• Written problem: Select every line below containing the word "with".

Source code of charts
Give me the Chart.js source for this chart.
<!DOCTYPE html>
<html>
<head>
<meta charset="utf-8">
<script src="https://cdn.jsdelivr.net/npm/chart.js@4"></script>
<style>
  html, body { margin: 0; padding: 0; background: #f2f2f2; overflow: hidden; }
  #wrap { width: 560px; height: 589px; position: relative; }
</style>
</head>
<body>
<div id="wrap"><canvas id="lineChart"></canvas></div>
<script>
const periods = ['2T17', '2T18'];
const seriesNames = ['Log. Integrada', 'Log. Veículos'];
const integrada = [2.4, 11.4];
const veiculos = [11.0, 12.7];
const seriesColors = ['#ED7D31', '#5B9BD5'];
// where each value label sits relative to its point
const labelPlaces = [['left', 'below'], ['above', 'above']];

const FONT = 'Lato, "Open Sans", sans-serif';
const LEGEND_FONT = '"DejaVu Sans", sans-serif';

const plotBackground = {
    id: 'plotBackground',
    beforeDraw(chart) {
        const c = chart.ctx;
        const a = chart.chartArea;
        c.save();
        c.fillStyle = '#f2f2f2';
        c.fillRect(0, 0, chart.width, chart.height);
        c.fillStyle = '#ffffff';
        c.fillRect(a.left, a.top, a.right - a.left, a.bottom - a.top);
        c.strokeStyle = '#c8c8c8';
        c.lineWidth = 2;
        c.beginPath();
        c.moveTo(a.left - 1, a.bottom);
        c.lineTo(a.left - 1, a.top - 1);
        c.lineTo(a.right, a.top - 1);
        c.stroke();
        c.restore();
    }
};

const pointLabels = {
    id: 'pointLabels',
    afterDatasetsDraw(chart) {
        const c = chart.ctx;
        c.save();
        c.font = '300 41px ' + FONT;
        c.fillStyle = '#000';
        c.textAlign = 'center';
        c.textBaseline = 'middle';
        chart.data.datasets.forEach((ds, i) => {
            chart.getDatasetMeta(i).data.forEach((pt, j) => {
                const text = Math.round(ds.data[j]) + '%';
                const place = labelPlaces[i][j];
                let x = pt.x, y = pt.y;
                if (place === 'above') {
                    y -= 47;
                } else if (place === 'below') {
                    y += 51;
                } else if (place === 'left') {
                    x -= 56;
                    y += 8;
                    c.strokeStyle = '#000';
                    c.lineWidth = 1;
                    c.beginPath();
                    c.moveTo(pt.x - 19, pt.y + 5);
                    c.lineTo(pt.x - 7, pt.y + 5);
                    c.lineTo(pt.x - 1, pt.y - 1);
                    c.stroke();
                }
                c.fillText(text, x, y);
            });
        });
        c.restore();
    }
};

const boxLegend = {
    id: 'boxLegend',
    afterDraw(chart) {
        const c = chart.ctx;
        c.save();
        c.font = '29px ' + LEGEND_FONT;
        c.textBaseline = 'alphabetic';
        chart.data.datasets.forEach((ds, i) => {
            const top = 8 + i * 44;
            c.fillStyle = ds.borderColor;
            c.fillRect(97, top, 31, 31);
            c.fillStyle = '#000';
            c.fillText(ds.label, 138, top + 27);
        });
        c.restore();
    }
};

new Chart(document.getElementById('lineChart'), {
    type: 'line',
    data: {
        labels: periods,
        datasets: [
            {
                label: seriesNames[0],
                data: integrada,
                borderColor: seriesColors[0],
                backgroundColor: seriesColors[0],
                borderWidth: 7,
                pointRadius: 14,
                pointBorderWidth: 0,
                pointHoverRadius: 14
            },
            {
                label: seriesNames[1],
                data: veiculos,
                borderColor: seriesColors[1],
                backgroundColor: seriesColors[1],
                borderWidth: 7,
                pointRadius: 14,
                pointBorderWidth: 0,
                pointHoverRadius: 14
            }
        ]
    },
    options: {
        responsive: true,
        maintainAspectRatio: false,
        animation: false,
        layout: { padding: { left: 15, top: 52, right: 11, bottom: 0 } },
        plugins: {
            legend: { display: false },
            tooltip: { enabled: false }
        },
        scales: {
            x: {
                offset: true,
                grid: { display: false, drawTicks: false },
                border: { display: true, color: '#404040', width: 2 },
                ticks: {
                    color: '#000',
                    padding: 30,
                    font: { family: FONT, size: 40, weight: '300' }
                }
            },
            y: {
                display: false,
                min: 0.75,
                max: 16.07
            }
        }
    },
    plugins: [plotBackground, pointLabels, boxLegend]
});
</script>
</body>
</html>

---

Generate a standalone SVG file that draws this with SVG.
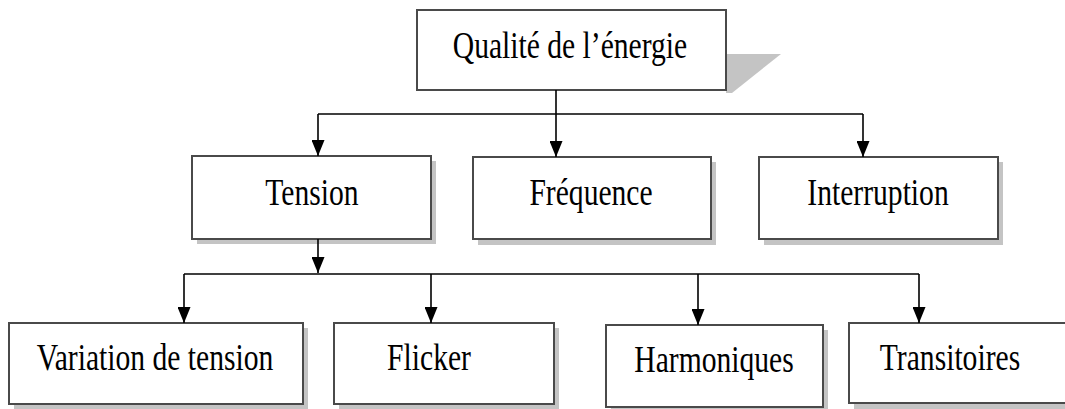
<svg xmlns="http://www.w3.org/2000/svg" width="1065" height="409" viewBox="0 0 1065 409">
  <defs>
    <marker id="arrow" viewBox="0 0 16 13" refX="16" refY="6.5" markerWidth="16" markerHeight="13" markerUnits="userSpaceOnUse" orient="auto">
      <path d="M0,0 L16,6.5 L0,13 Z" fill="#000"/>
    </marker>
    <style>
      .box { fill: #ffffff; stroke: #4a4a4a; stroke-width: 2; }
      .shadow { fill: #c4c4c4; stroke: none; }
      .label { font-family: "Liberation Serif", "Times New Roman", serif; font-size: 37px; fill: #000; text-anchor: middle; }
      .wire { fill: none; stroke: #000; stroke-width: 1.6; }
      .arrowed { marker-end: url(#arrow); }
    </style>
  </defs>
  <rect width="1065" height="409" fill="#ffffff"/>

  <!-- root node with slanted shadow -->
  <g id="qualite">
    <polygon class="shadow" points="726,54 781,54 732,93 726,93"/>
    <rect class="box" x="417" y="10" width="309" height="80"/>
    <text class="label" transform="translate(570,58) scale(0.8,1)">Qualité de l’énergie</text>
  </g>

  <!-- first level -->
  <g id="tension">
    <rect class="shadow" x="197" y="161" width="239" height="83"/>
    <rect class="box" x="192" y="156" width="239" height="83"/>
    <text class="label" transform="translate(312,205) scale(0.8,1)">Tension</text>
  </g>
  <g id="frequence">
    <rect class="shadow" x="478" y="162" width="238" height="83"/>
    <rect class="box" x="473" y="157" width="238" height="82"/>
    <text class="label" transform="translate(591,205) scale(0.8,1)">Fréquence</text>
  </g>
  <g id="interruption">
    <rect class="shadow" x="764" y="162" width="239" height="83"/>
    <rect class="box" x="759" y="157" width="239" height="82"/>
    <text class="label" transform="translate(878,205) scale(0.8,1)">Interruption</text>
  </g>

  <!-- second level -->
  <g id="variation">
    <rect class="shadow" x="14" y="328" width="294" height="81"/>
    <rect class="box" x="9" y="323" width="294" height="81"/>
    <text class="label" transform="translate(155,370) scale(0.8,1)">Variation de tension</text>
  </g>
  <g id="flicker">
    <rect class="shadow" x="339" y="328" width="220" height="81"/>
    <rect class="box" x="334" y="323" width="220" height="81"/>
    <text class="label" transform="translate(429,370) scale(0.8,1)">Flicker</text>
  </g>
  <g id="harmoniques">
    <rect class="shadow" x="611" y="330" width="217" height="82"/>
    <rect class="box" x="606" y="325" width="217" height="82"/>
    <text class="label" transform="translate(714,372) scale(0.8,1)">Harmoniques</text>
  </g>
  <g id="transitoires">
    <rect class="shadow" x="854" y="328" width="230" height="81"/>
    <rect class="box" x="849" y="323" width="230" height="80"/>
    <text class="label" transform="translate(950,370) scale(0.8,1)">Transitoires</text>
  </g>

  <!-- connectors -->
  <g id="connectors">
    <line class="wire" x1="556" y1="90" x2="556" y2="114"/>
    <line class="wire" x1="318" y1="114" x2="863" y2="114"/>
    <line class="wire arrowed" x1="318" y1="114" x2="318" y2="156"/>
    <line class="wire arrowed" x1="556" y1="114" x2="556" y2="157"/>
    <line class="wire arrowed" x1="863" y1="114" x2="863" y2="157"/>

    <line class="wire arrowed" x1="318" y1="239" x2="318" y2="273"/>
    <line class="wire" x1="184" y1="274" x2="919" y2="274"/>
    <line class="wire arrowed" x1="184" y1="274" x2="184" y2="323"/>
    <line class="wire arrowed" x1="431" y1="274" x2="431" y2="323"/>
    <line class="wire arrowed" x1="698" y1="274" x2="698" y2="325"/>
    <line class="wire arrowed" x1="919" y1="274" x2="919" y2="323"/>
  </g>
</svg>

• Right answer:
Generate a standalone SVG file that draws this with SVG.
  <!-- root node with slanted shadow -->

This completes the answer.